The schools were created by Mayor Michael Bloomberg between 2002 and 2006.

The mayor has said city lawyers are investigating whether he has the authority to make the changes, which would likely be politically unpopular, particularly in the school communities. Bloomfield said de Blasio has made up “the legal question out of whole cloth and buried it in the bowels of the corporation counsel.”

If the specialized school plan stalls, the mayor may face increasing pressure to redesignate the five schools as something other than “specialized.”

5 How will changing the student bodies at specialized schools affect other NYC schools?

No one’s quite sure.

If the mayor is able to win changes to the law, a three-year phase-out of the specialized test would culminate in admissions being offered to the top 7 percent of students, based on their academic records, in each middle school. A small percentage of seats would be saved for students in nonpublic schools who are new to the city or came close to qualifying. The model resembles the University of Texas’s “Talented Tenth” policy, an idea that has been floated among advocates for years.

The city estimates that, going forward, 45 percent of specialized offers would go to black and Hispanic students (almost as strikingly, the percentage of female students would rise from 44 percent to 62 percent).
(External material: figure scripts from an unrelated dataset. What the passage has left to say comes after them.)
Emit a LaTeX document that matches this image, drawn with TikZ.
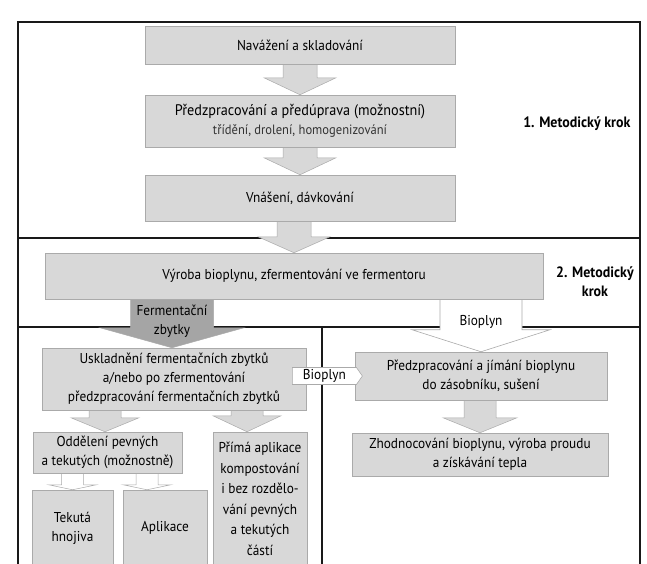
\documentclass[tikz,border=0pt]{standalone}
\usepackage{fontspec}
\setmainfont{PT Sans}[FakeStretch=0.93]
\usetikzlibrary{calc,shapes.symbols}
\definecolor{boxfill}{RGB}{216,216,216}
\definecolor{boxedge}{RGB}{170,170,170}
\definecolor{darkfill}{RGB}{165,165,165}
\definecolor{frameblack}{RGB}{25,25,25}
\pgfdeclarelayer{framelayer}
\pgfdeclarelayer{arrowlayer}
\pgfsetlayers{framelayer,arrowlayer,main}
\newcommand{\dnarrow}[6]{%
  \path[#1] let \p1=(#2), \p2=(#3) in
    (\x2-#4,\y1) -- (\x2+#4,\y1) -- (\x2+#4,\y2+#6) -- (\x2+#5,\y2+#6)
    -- (\x2,\y2) -- (\x2-#5,\y2+#6) -- (\x2-#4,\y2+#6) -- cycle;}
\newcommand{\mainsize}{\fontsize{14.3}{19}\selectfont}
\begin{document}
\begin{tikzpicture}[x=1pt,y=-1pt,
  box/.style={fill=boxfill, draw=boxedge, line width=0.5pt, inner sep=0pt,
    align=center, font=\mainsize},
  grayarrow/.style={fill=boxfill, draw=boxedge, line width=0.5pt},
  darkarrow/.style={fill=darkfill, draw=boxedge, line width=0.5pt},
  whitearrow/.style={fill=white, draw=boxedge, line width=0.6pt},
  thinarrow/.style={fill=white, draw=boxedge, line width=0.5pt},
  frameline/.style={draw=frameblack, line width=1.5pt},
  steplabel/.style={font=\fontsize{15}{19}\selectfont\bfseries, align=center},
  arrowtext/.style={font=\mainsize, align=center, inner sep=0pt}]
\clip (0,0) rectangle (647,563);

% boxes
\node[box, minimum width=310, minimum height=38] (b1) at (300,45) {Navážení a skladování};
\node[box, minimum width=310, minimum height=52] (b2) at (300,121)
  {{\fontsize{15.3}{18}\selectfont Předzpracování a předúprava (možnostní)}\\
   {\fontsize{13.5}{18}\selectfont\color{black!80}třídění, drolení, homogenizování}};
\node[box, minimum width=310, minimum height=46] (b3) at (300,198) {Vnášení, dávkování};
\node[box, minimum width=498, minimum height=46] (b4) at (294,276)
  {Výroba bioplynu, zfermentování ve fermentoru};
\node[box, minimum width=252, minimum height=48] (bA) at (481,376)
  {Předzpracování a jímání bioplynu\\do zásobníku, sušení};
\node[box, minimum width=256, minimum height=43] (bB) at (480,454.5)
  {Zhodnocování bioplynu, výroba proudu\\a získávání tepla};
\node[box, minimum width=264, minimum height=62] (u1) at (174,379)
  {Uskladnění fermentačních zbytků\\a/nebo po zfermentování\\předzpracování fermentačních zbytků};
\node[box, minimum width=149, minimum height=41] (o1) at (107.5,452.5)
  {Oddělení pevných\\a tekutých (možnostně)};
\node[box, minimum width=94, minimum height=134, font=\fontsize{14.3}{20.5}\selectfont] (p1) at (260,499)
  {Přímá aplikace\\kompostování\\i bez rozdělo-\\vání pevných\\a tekutých\\částí};
\node[box, minimum width=81, minimum height=76] (t1) at (72.5,528) {Tekutá\\hnojiva};
\node[box, minimum width=84, minimum height=76] (a1) at (165,528) {Aplikace};

% step labels
\node[steplabel, anchor=east] (s1) at (634,124) {1. Metodický krok};
\node[steplabel] (s2) at (595,282) {2. Metodický\\krok};

% frame
\begin{pgfonlayer}{framelayer}
\fill[white] (0,0) rectangle (647,563);
\draw[frameline] (18,570) -- (18,22) -- (640,22) -- (640,570);
\draw[frameline] (18,238) -- (640,238);
\draw[frameline] (18,327) -- (640,327);
\draw[frameline] (322,327) -- (322,570);
\end{pgfonlayer}

% block arrows
\begin{pgfonlayer}{arrowlayer}
\dnarrow{grayarrow}{b1.south}{b2.north}{17pt}{36pt}{17pt}
\dnarrow{grayarrow}{b2.south}{b3.north}{17pt}{36pt}{17pt}
\dnarrow{grayarrow}{b3.south}{b4.north}{17pt}{36pt}{16pt}
\dnarrow{darkarrow}{$(b4.south)+(0,-0.3)$}{$(u1.north)+(-2,0)$}{41.5pt}{72pt}{20pt}
\dnarrow{whitearrow}{$(b4.south)+(0,-0.3)$}{bA.north}{41pt}{69pt}{22pt}
\dnarrow{grayarrow}{bA.south}{bB.north}{16pt}{37pt}{15pt}
\dnarrow{grayarrow}{u1.south}{$(o1.north)+(-2.5,0)$}{16pt}{34pt}{14pt}
\dnarrow{grayarrow}{u1.south}{$(p1.north)+(-13,0)$}{16pt}{34pt}{16pt}
\dnarrow{thinarrow}{o1.south}{t1.north}{11pt}{24pt}{5pt}
\dnarrow{thinarrow}{o1.south}{$(a1.north)+(-18,0)$}{11pt}{24pt}{5pt}
\end{pgfonlayer}

% arrow labels
\node[arrowtext] (fz) at (172,321) {Fermentační\\zbytky};
\node[arrowtext] (bp) at (481,322) {Bioplyn};
\node[signal, signal to=east, signal pointer angle=110, fill=white, draw=boxedge,
  line width=0.6pt, minimum width=70, minimum height=17, inner sep=1pt,
  anchor=east, font=\mainsize] (bl) at ($(bA.west)+(8,0)$) {Bioplyn};
\end{tikzpicture}
\end{document}
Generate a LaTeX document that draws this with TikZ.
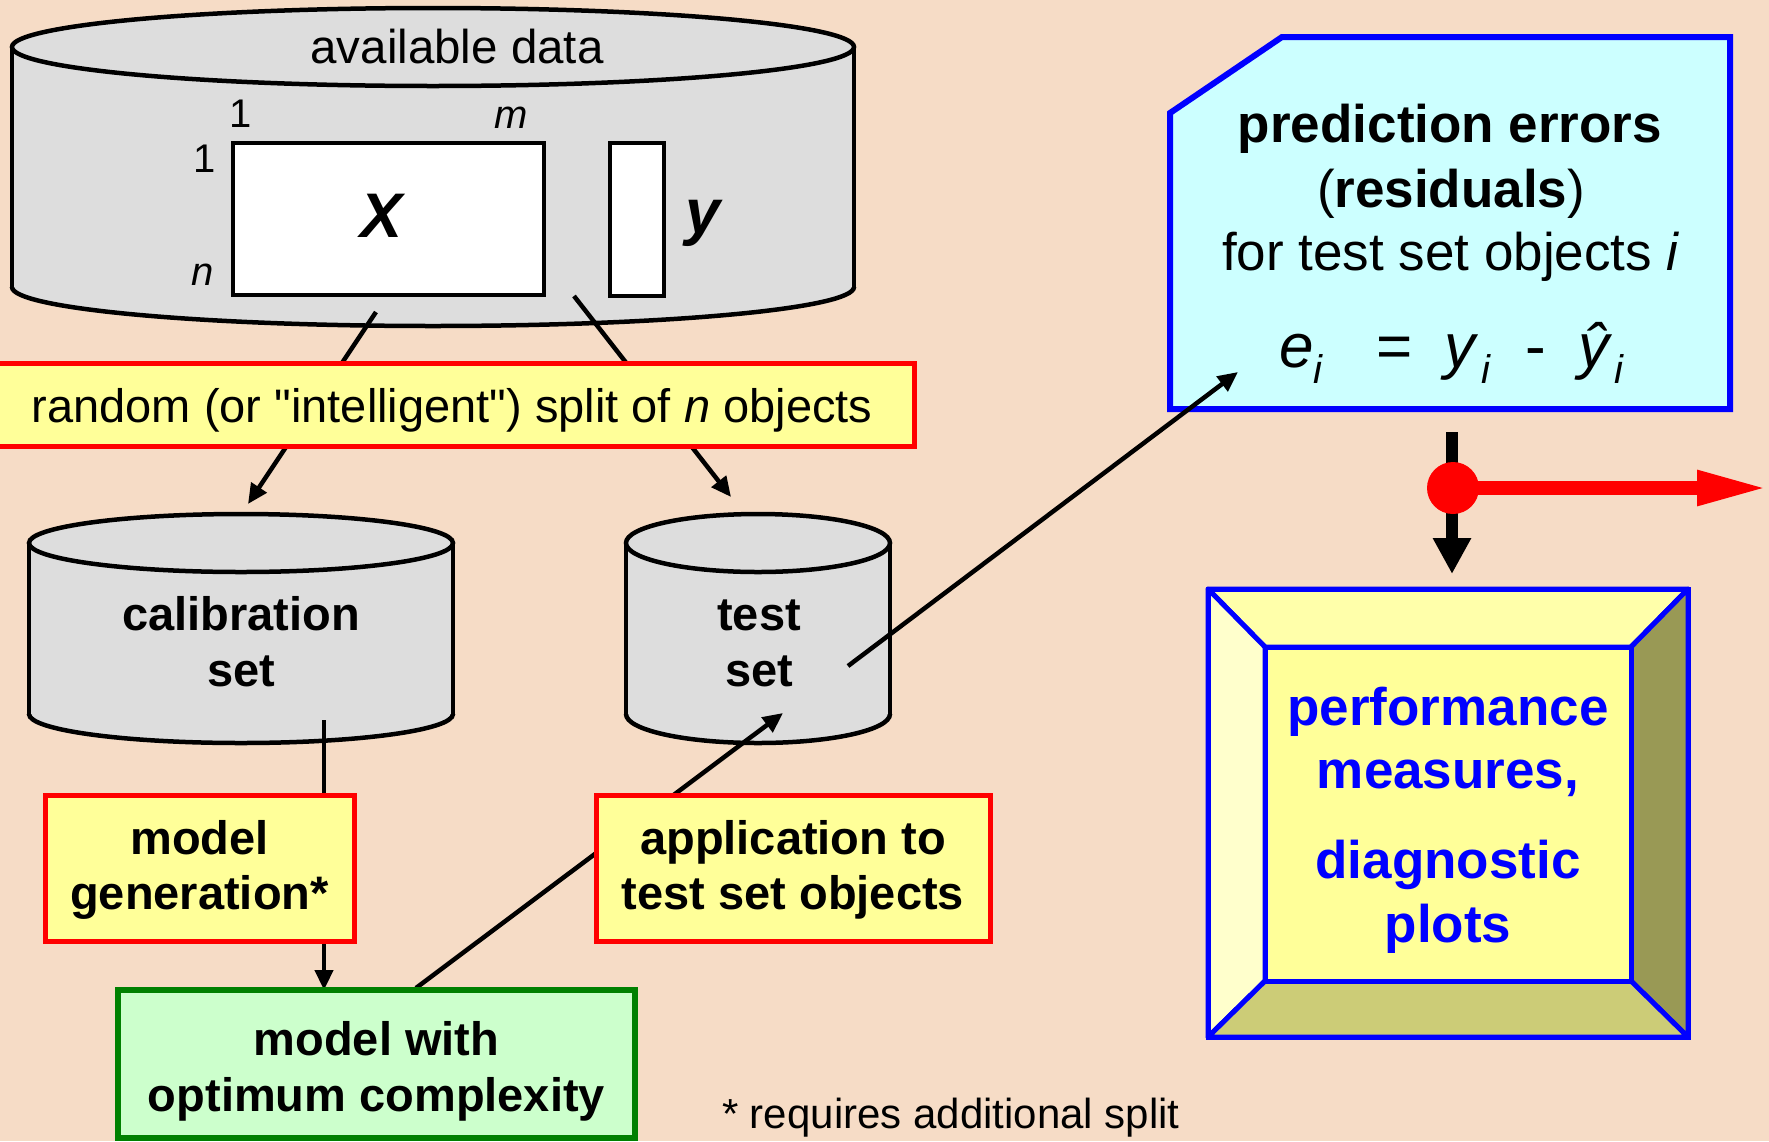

But officials said they won’t be able to model changes at other high schools until they are able to see what the new specialized school enrollment looks like.

6 Who will oversee the plan once it starts?

Carranza and his team have overall ownership, but specialized schools typically function as closed-off cultures led by highly autonomous principals. Given what would likely be defining shifts in school culture, these leaders’ ability to manage change would go a long way in determining the plan’s success.

7 Is the proposal in the best interest of students?

Yes, and research backs it up.

Given what we know about the benefits of integration, about testing, about poverty, the status quo isn’t tolerable.

The racial, ethnic, and gender imbalances in specialized schools haven’t changed in decades. This year, five of the schools accepted 11 or fewer black students; three schools accepted five or fewer.

Of the 3,368 students enrolled last year at Stuyvesant, the city’s most decorated high school, only 106 were black or Hispanic.

In all, black and Hispanic students make up 10 percent of the enrollment in specialized schools even though they represent 70 percent of city students.